Dalam sebuah wawancara, Medvedev menyatakan “itu dapat melemahkan posisi Asosiasi dan melepaskan statusnya sebagai pemain kunci dalam mengatasi masalah keamanan regional”, serta “berselisih dengan prinsip-prinsip dasar ASEAN, seperti status tidak ngeblok dan tidak memihak.” Namun yang menjadi kekhawatiran Rusia pun cukup beralasan mengingat, pertimbangan tingkat koordinasi ASEAN dan mitra India yang berbeda dengan AS melalui inisiatif ini, yang disinyalir mengecualikan Cina dan Rusia dari wilayah besar ini. Juga, tak satu pun dari yang konsep pendahulunya tentang Asia-Pasifik telah dilakukan, sehingga masuk akal kalau Moskow menentang penggantiannya dengan “Indo-Pasifik”.

Selain itu Rusia pun mewanti-wanti agar negera-negara ASEAN berhati-hati terkait keterlibatannya dalam “Indo-Pasifik” karena mempercayai bahwa strategi ini bisa memajukan kepentingan mereka. Bahkan Rusia mensinyalir, tak satu pun negara-negara tersebut secara terbuka dan terang-terangan mengakui akan menggandeng Cina atau mengecualikan Rusia dari wilayah yang lebih luas ini.
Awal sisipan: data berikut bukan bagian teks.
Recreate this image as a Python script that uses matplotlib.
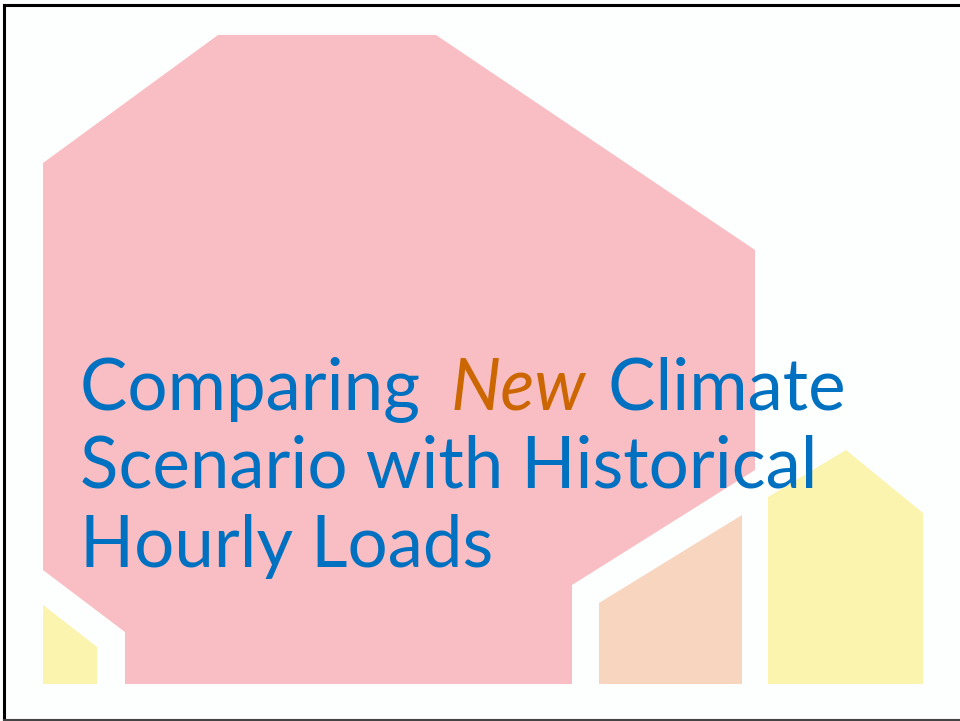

Meski Rusia skeptis terhadap konsep “Indo-Pasifik” tidak berarti bahwa Rusia tidak tertarik pada beberapa konsep lainnya seperti meningkatkan perdagangan dengan banyak negara di wilayah Rimland yang luas ini, bagaimanapun, karena Medvedev menguraikan cara bagaimana Moskow memperluas pengaruhnya di Asia Tenggara. Beberapa metode termasuk kerja sama militer yang lebih dekat (dan terutama angkatan laut), kemungkinan ekspor teknologi pembangkit listrik tenaga nuklir terapung, dan penetapan perjanjian perdagangan bebas antara Uni Eropa (EAU) dan beberapa anggota ASEAN seperti Brunei, Kamboja, Filipina, dan Thailand dalam rangka memperluas jangkauan regional dari yang sudah ada dengan Vietnam. Pendekatan yang disebutkan terakhir dimaksudkan untuk memajukan Kemitraan Eurasia Raya yang dipandang Rusia dapat menggantikan posisi “Indo-Pasifik”.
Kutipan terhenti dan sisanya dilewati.